Without the pictures, write out all the lines below exactly as they appear.
:: Dataset excerpt
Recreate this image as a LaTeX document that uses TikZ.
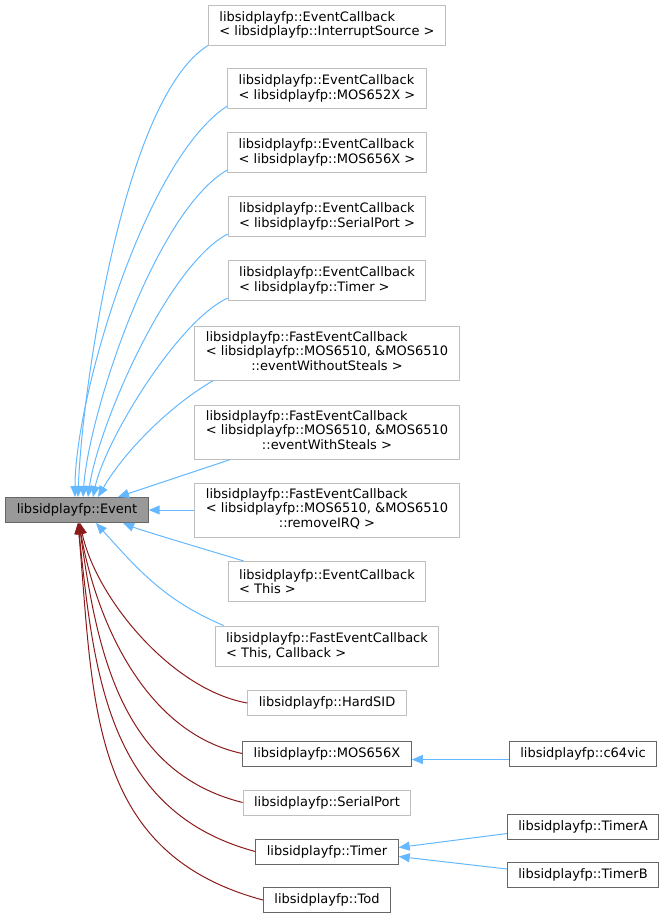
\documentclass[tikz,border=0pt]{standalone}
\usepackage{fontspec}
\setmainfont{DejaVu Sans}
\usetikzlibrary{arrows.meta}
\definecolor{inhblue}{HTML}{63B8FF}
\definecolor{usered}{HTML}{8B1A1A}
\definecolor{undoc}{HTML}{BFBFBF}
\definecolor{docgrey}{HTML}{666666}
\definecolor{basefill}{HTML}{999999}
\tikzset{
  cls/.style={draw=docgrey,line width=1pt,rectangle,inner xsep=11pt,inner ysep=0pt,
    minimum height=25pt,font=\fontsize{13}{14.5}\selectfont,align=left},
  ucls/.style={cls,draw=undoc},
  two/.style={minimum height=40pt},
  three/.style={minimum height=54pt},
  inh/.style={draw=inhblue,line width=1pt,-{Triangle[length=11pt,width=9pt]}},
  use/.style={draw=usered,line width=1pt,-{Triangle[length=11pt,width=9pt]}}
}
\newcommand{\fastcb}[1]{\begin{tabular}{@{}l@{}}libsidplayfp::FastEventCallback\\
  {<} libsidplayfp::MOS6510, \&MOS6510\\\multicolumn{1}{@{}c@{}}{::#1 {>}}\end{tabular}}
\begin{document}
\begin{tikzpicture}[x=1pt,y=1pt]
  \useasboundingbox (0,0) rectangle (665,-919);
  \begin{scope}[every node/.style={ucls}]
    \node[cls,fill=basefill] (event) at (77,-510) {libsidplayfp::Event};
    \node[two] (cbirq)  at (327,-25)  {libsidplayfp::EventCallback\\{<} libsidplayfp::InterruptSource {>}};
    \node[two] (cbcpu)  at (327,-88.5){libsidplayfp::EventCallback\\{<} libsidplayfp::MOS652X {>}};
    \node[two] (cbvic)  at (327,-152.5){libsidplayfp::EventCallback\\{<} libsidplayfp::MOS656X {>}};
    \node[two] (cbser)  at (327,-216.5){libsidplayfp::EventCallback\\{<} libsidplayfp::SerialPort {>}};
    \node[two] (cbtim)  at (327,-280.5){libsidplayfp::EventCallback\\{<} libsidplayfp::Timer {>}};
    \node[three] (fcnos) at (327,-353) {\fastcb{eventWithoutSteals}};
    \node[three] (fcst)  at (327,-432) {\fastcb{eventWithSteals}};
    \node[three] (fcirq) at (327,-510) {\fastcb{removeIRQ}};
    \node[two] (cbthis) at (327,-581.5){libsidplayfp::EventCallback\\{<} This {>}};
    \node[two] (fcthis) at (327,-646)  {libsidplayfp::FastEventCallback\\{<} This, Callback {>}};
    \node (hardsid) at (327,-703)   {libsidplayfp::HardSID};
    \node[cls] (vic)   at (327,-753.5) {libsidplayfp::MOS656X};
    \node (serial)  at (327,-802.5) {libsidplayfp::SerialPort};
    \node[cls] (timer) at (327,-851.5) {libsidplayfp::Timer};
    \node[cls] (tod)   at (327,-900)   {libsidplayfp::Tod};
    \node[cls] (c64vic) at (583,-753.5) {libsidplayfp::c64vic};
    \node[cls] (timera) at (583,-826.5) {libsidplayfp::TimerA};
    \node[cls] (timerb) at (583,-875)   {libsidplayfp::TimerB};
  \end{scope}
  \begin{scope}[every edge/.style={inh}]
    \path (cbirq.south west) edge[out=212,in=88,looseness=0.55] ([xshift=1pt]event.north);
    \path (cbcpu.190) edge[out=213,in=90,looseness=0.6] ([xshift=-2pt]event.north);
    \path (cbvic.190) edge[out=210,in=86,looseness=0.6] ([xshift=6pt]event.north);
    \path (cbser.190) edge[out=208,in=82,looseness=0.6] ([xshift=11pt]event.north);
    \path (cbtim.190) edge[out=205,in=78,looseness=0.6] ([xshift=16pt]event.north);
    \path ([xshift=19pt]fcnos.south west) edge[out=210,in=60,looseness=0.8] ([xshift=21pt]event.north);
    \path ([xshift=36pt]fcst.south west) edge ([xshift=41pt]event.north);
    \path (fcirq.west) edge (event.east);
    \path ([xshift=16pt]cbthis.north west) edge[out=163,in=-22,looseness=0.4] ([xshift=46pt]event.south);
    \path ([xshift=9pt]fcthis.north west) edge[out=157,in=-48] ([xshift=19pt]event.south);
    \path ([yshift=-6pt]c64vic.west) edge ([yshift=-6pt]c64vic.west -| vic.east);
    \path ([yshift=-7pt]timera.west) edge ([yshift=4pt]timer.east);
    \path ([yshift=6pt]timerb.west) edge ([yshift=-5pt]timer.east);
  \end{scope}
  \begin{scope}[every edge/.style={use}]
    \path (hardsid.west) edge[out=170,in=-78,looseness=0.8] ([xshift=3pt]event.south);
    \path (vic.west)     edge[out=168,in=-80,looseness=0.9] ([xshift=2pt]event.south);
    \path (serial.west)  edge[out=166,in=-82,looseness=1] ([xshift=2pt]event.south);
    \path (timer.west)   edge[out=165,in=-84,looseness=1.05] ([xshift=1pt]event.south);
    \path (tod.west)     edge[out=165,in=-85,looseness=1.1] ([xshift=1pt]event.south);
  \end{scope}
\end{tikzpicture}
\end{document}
::::
## Finished exercise
Recreate this image as a LaTeX document that uses TikZ.
\documentclass[tikz,border=0pt]{standalone}
\usepackage{fontspec}
\setmainfont{DejaVu Sans}
\usetikzlibrary{arrows.meta}
\definecolor{inhblue}{HTML}{63B8FF}
\definecolor{usered}{HTML}{8B1A1A}
\definecolor{undoc}{HTML}{BFBFBF}
\definecolor{docgrey}{HTML}{666666}
\definecolor{basefill}{HTML}{999999}
\tikzset{
  cls/.style={draw=docgrey,line width=1pt,rectangle,inner xsep=11pt,inner ysep=0pt,
    minimum height=25pt,font=\fontsize{13}{14.5}\selectfont,align=left},
  ucls/.style={cls,draw=undoc},
  two/.style={minimum height=40pt},
  three/.style={minimum height=54pt},
  inh/.style={draw=inhblue,line width=1pt,-{Triangle[length=11pt,width=9pt]}},
  use/.style={draw=usered,line width=1pt,-{Triangle[length=11pt,width=9pt]}}
}
\newcommand{\fastcb}[1]{\begin{tabular}{@{}l@{}}libsidplayfp::FastEventCallback\\
  {<} libsidplayfp::MOS6510, \&MOS6510\\\multicolumn{1}{@{}c@{}}{::#1 {>}}\end{tabular}}
\begin{document}
\begin{tikzpicture}[x=1pt,y=1pt]
  \useasboundingbox (0,0) rectangle (665,-919);
  \begin{scope}[every node/.style={ucls}]
    \node[cls,fill=basefill] (event) at (77,-510) {libsidplayfp::Event};
    \node[two] (cbirq)  at (327,-25)  {libsidplayfp::EventCallback\\{<} libsidplayfp::InterruptSource {>}};
    \node[two] (cbcpu)  at (327,-88.5){libsidplayfp::EventCallback\\{<} libsidplayfp::MOS652X {>}};
    \node[two] (cbvic)  at (327,-152.5){libsidplayfp::EventCallback\\{<} libsidplayfp::MOS656X {>}};
    \node[two] (cbser)  at (327,-216.5){libsidplayfp::EventCallback\\{<} libsidplayfp::SerialPort {>}};
    \node[two] (cbtim)  at (327,-280.5){libsidplayfp::EventCallback\\{<} libsidplayfp::Timer {>}};
    \node[three] (fcnos) at (327,-353) {\fastcb{eventWithoutSteals}};
    \node[three] (fcst)  at (327,-432) {\fastcb{eventWithSteals}};
    \node[three] (fcirq) at (327,-510) {\fastcb{removeIRQ}};
    \node[two] (cbthis) at (327,-581.5){libsidplayfp::EventCallback\\{<} This {>}};
    \node[two] (fcthis) at (327,-646)  {libsidplayfp::FastEventCallback\\{<} This, Callback {>}};
    \node (hardsid) at (327,-703)   {libsidplayfp::HardSID};
    \node[cls] (vic)   at (327,-753.5) {libsidplayfp::MOS656X};
    \node (serial)  at (327,-802.5) {libsidplayfp::SerialPort};
    \node[cls] (timer) at (327,-851.5) {libsidplayfp::Timer};
    \node[cls] (tod)   at (327,-900)   {libsidplayfp::Tod};
    \node[cls] (c64vic) at (583,-753.5) {libsidplayfp::c64vic};
    \node[cls] (timera) at (583,-826.5) {libsidplayfp::TimerA};
    \node[cls] (timerb) at (583,-875)   {libsidplayfp::TimerB};
  \end{scope}
  \begin{scope}[every edge/.style={inh}]
    \path (cbirq.south west) edge[out=212,in=88,looseness=0.55] ([xshift=1pt]event.north);
    \path (cbcpu.190) edge[out=213,in=90,looseness=0.6] ([xshift=-2pt]event.north);
    \path (cbvic.190) edge[out=210,in=86,looseness=0.6] ([xshift=6pt]event.north);
    \path (cbser.190) edge[out=208,in=82,looseness=0.6] ([xshift=11pt]event.north);
    \path (cbtim.190) edge[out=205,in=78,looseness=0.6] ([xshift=16pt]event.north);
    \path ([xshift=19pt]fcnos.south west) edge[out=210,in=60,looseness=0.8] ([xshift=21pt]event.north);
    \path ([xshift=36pt]fcst.south west) edge ([xshift=41pt]event.north);
    \path (fcirq.west) edge (event.east);
    \path ([xshift=16pt]cbthis.north west) edge[out=163,in=-22,looseness=0.4] ([xshift=46pt]event.south);
    \path ([xshift=9pt]fcthis.north west) edge[out=157,in=-48] ([xshift=19pt]event.south);
    \path ([yshift=-6pt]c64vic.west) edge ([yshift=-6pt]c64vic.west -| vic.east);
    \path ([yshift=-7pt]timera.west) edge ([yshift=4pt]timer.east);
    \path ([yshift=6pt]timerb.west) edge ([yshift=-5pt]timer.east);
  \end{scope}
  \begin{scope}[every edge/.style={use}]
    \path (hardsid.west) edge[out=170,in=-78,looseness=0.8] ([xshift=3pt]event.south);
    \path (vic.west)     edge[out=168,in=-80,looseness=0.9] ([xshift=2pt]event.south);
    \path (serial.west)  edge[out=166,in=-82,looseness=1] ([xshift=2pt]event.south);
    \path (timer.west)   edge[out=165,in=-84,looseness=1.05] ([xshift=1pt]event.south);
    \path (tod.west)     edge[out=165,in=-85,looseness=1.1] ([xshift=1pt]event.south);
  \end{scope}
\end{tikzpicture}
\end{document}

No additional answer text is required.